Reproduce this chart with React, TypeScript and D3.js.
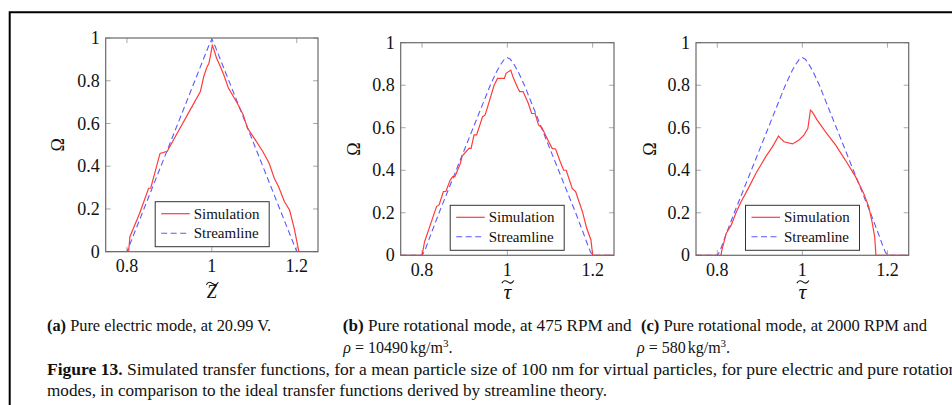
import React from "react";
import * as d3 from "d3";

// ---------- data ----------
const xTicks = [0.8, 1, 1.2];
const yTicks = [0, 0.2, 0.4, 0.6, 0.8, 1];
const xTickLabels = ["0.8", "1", "1.2"];
const yTickLabels = ["0", "0.2", "0.4", "0.6", "0.8", "1"];
const seriesNames = ["Simulation", "Streamline"];

// (a) pure electric mode
const aSimX = [0.75, 0.804, 0.807, 0.83, 0.851, 0.856, 0.878, 0.895, 0.92, 0.95, 0.973, 0.981, 0.989, 0.993, 0.997, 1.001, 1.005, 1.011, 1.02, 1.028, 1.039, 1.06, 1.074, 1.084, 1.1, 1.12, 1.135, 1.147, 1.157, 1.171, 1.183, 1.194, 1.205, 1.25];
const aSimY = [0, 0, 0.07, 0.18, 0.297, 0.297, 0.46, 0.47, 0.56, 0.667, 0.75, 0.82, 0.867, 0.88, 0.92, 0.965, 0.945, 0.906, 0.867, 0.828, 0.766, 0.695, 0.64, 0.578, 0.53, 0.469, 0.414, 0.344, 0.305, 0.234, 0.195, 0.109, 0, 0];
const aStrX = [0.75, 0.8, 0.992, 1.0, 1.008, 1.2, 1.25];
const aStrY = [0, 0, 0.96, 0.995, 0.96, 0, 0];

// (b) pure rotational mode, 475 RPM
const bSimX = [0.75, 0.8, 0.806, 0.818, 0.834, 0.84, 0.85, 0.856, 0.866, 0.872, 0.877, 0.89, 0.894, 0.91, 0.915, 0.922, 0.928, 0.942, 0.948, 0.961, 0.969, 0.977, 0.993, 0.997, 1.008, 1.013, 1.025, 1.029, 1.037, 1.049, 1.057, 1.065, 1.073, 1.081, 1.097, 1.105, 1.113, 1.124, 1.132, 1.138, 1.152, 1.16, 1.176, 1.186, 1.196, 1.2, 1.25];
const bSimY = [0, 0, 0.064, 0.135, 0.229, 0.237, 0.3, 0.3, 0.354, 0.37, 0.37, 0.433, 0.467, 0.503, 0.503, 0.566, 0.566, 0.652, 0.66, 0.746, 0.8, 0.832, 0.832, 0.856, 0.871, 0.84, 0.785, 0.77, 0.77, 0.715, 0.667, 0.667, 0.613, 0.6, 0.534, 0.503, 0.5, 0.44, 0.4, 0.4, 0.315, 0.3, 0.205, 0.127, 0.072, 0, 0];

// streamline for rotational modes (b) and (c)
const rStrX = [0.75, 0.8, 0.805, 0.81, 0.82, 0.84, 0.88, 0.92, 0.96, 0.975, 0.985, 0.993, 1.0, 1.007, 1.015, 1.025, 1.04, 1.08, 1.12, 1.16, 1.18, 1.19, 1.195, 1.2, 1.25];
const rStrY = [0, 0, 0.015, 0.04, 0.095, 0.2, 0.4, 0.6, 0.8, 0.865, 0.9, 0.922, 0.93, 0.922, 0.9, 0.865, 0.8, 0.6, 0.4, 0.2, 0.095, 0.04, 0.015, 0, 0];

// (c) pure rotational mode, 2000 RPM
const cSimX = [0.75, 0.809, 0.81, 0.821, 0.833, 0.844, 0.856, 0.875, 0.891, 0.914, 0.93, 0.944, 0.949, 0.957, 0.977, 0.992, 1.004, 1.013, 1.019, 1.023, 1.035, 1.054, 1.078, 1.101, 1.125, 1.144, 1.156, 1.163, 1.17, 1.173, 1.25];
const cSimY = [0, 0, 0.017, 0.103, 0.143, 0.2, 0.252, 0.323, 0.386, 0.464, 0.511, 0.561, 0.55, 0.534, 0.524, 0.542, 0.566, 0.597, 0.683, 0.676, 0.636, 0.582, 0.519, 0.448, 0.37, 0.292, 0.229, 0.166, 0.088, 0, 0];

const FONT = "'Liberation Serif', 'Times New Roman', serif";
const RED = "#ff3b3b";
const BLUE = "#5a5aff";
const FRAME = "#6a6a6a";
const TICK = "#a8a8a8";

type PanelProps = {
  id: string;
  x0: number; x1: number; y0: number; y1: number;
  simX: number[]; simY: number[];
  strX: number[]; strY: number[];
  xlab: string;
  ylabX: number;
};

function Panel(p: PanelProps) {
  const xs = d3.scaleLinear().domain([0.75, 1.25]).range([p.x0, p.x1]);
  const ys = d3.scaleLinear().domain([0, 1]).range([p.y1, p.y0]);
  const line = d3.line<[number, number]>().x((d) => xs(d[0])).y((d) => ys(d[1]));
  const sim = p.simX.map((x, i) => [x, p.simY[i]] as [number, number]);
  const str = p.strX.map((x, i) => [x, p.strY[i]] as [number, number]);
  const tl = 5;
  const lx = p.x0 + 49.5;
  const ly = p.y1 - 50;
  const labCx = (p.x0 + p.x1) / 2;
  const midY = (p.y0 + p.y1) / 2;
  const isZ = p.xlab === "Z";
  const ty = p.y1 + (isZ ? 31.8 : 26.6);
  const tcx = labCx + (isZ ? 0.5 : 0.5);
  const tilde = `M ${tcx - 6} ${ty + 1.3} C ${tcx - 4} ${ty - 2.2}, ${tcx - 2} ${ty - 1.4}, ${tcx} ${ty} S ${tcx + 4} ${ty + 2.2}, ${tcx + 6} ${ty - 1.3}`;
  return (
    <g>
      <defs>
        <clipPath id={"clip-" + p.id}>
          <rect x={p.x0} y={p.y0 - 1} width={p.x1 - p.x0} height={p.y1 - p.y0 + 1} />
        </clipPath>
      </defs>
      {/* ticks */}
      {xTicks.map((t) => (
        <g key={"xt" + t}>
          <line x1={xs(t)} x2={xs(t)} y1={p.y1} y2={p.y1 - tl} stroke={TICK} strokeWidth={1} />
          <line x1={xs(t)} x2={xs(t)} y1={p.y0} y2={p.y0 + tl} stroke={TICK} strokeWidth={1} />
        </g>
      ))}
      {yTicks.map((t) => (
        <g key={"yt" + t}>
          <line x1={p.x0} x2={p.x0 + tl} y1={ys(t)} y2={ys(t)} stroke={TICK} strokeWidth={1} />
          <line x1={p.x1} x2={p.x1 - tl} y1={ys(t)} y2={ys(t)} stroke={TICK} strokeWidth={1} />
        </g>
      ))}
      {/* curves */}
      <g clipPath={`url(#clip-${p.id})`}>
        <path d={line(str) || ""} fill="none" stroke={BLUE} strokeWidth={1.1} strokeDasharray="6,3.5" />
        <path d={line(sim) || ""} fill="none" stroke={RED} strokeWidth={1.2} />
      </g>
      <rect x={p.x0} y={p.y0} width={p.x1 - p.x0} height={p.y1 - p.y0} fill="none" stroke={FRAME} strokeWidth={1.2} />
      {/* tick labels */}
      {xTicks.map((t, i) => (
        <text key={"xl" + t} x={xs(t)} y={p.y1 + 20.5} textAnchor="middle" fontFamily={FONT} fontSize={18} fill="#111">
          {xTickLabels[i]}
        </text>
      ))}
      {yTicks.map((t, i) => (
        <text key={"yl" + t} x={p.x0 - 6} y={ys(t)} dy="0.34em" textAnchor="end" fontFamily={FONT} fontSize={18} fill="#111">
          {yTickLabels[i]}
        </text>
      ))}
      {/* axis labels */}
      <text x={p.ylabX} y={midY} transform={`rotate(-90 ${p.ylabX} ${midY})`} textAnchor="middle" dominantBaseline="central" fontFamily={FONT} fontSize={18} fill="#111">
        Ω
      </text>
      <text x={labCx} y={p.y1 + (isZ ? 46.6 : 44)} textAnchor="middle" fontFamily={FONT} fontStyle="italic" fontSize={isZ ? 18 : 22} fill="#111">
        {p.xlab}
      </text>
      <path d={tilde} fill="none" stroke="#111" strokeWidth={1.1} />
      {/* legend */}
      <rect x={lx} y={ly} width={114} height={45} fill="white" stroke="#333" strokeWidth={1} />
      <line x1={lx + 6} x2={lx + 34.5} y1={ly + 12} y2={ly + 12} stroke={RED} strokeWidth={1.2} />
      <line x1={lx + 6} x2={lx + 34.5} y1={ly + 31.5} y2={ly + 31.5} stroke={BLUE} strokeWidth={1.1} strokeDasharray="6,3.5" />
      <text x={lx + 38.5} y={ly + 12} dy="0.33em" fontFamily={FONT} fontSize={15} fill="#111">
        {seriesNames[0]}
      </text>
      <text x={lx + 38.5} y={ly + 31.5} dy="0.33em" fontFamily={FONT} fontSize={15} fill="#111">
        {seriesNames[1]}
      </text>
    </g>
  );
}

export default function App() {
  const cap = { fontFamily: FONT, fontSize: 16, fill: "#111" } as const;
  return (
    <div style={{ position: "absolute", left: 0, top: 0, width: 952, height: 405, background: "white", overflow: "hidden" }}>
      <svg width={952} height={405} viewBox="0 0 952 405" style={{ display: "block" }}>
        <rect x={0} y={0} width={952} height={405} fill="white" />
        <path d="M 9.7 405 V 12.3 H 952" fill="none" stroke="#000" strokeWidth={2} />
        <Panel id="a" x0={105.7} x1={318} y0={38} y1={251.7} simX={aSimX} simY={aSimY} strX={aStrX} strY={aStrY} xlab="Z" ylabX={58} />
        <Panel id="b" x0={400.7} x1={614} y0={42.7} y1={255.3} simX={bSimX} simY={bSimY} strX={rStrX} strY={rStrY} xlab="τ" ylabX={353.5} />
        <Panel id="c" x0={696} x1={908.7} y0={42.7} y1={255.3} simX={cSimX} simY={cSimY} strX={rStrX} strY={rStrY} xlab="τ" ylabX={650} />

        <text x={47} y={330.5} {...cap} textLength={224} lengthAdjust="spacingAndGlyphs">
          <tspan fontWeight="bold">(a)</tspan> Pure electric mode, at 20.99 V.
        </text>
        <text x={342.7} y={330.5} {...cap} textLength={289} lengthAdjust="spacingAndGlyphs">
          <tspan fontWeight="bold">(b)</tspan> Pure rotational mode, at 475 RPM and
        </text>
        <text x={641} y={330.5} {...cap} textLength={286} lengthAdjust="spacingAndGlyphs">
          <tspan fontWeight="bold">(c)</tspan> Pure rotational mode, at 2000 RPM and
        </text>
        <text x={343.3} y={352.5} {...cap}>
          <tspan fontStyle="italic">ρ</tspan><tspan dx={4}>=</tspan><tspan dx={4}>10490</tspan><tspan dx={2}>kg/m</tspan><tspan dy={-6} fontSize={11}>3</tspan><tspan dy={6}>.</tspan>
        </text>
        <text x={637} y={352.5} {...cap}>
          <tspan fontStyle="italic">ρ</tspan><tspan dx={4}>=</tspan><tspan dx={4}>580</tspan><tspan dx={2}>kg/m</tspan><tspan dy={-6} fontSize={11}>3</tspan><tspan dy={6}>.</tspan>
        </text>
        <text x={47} y={374.5} {...cap} textLength={923} lengthAdjust="spacingAndGlyphs">
          <tspan fontWeight="bold">Figure 13.</tspan> Simulated transfer functions, for a mean particle size of 100 nm for virtual particles, for pure electric and pure rotational
        </text>
        <text x={47} y={396} {...cap} textLength={560} lengthAdjust="spacingAndGlyphs">
          modes, in comparison to the ideal transfer functions derived by streamline theory.
        </text>
      </svg>
    </div>
  );
}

■ ■ ■

### GIVEN EXERCISE:
Every line holding "React" should be copied out.

### COMPLETED TASK:
Reproduce this chart with React, TypeScript and D3.js.
import React from "react";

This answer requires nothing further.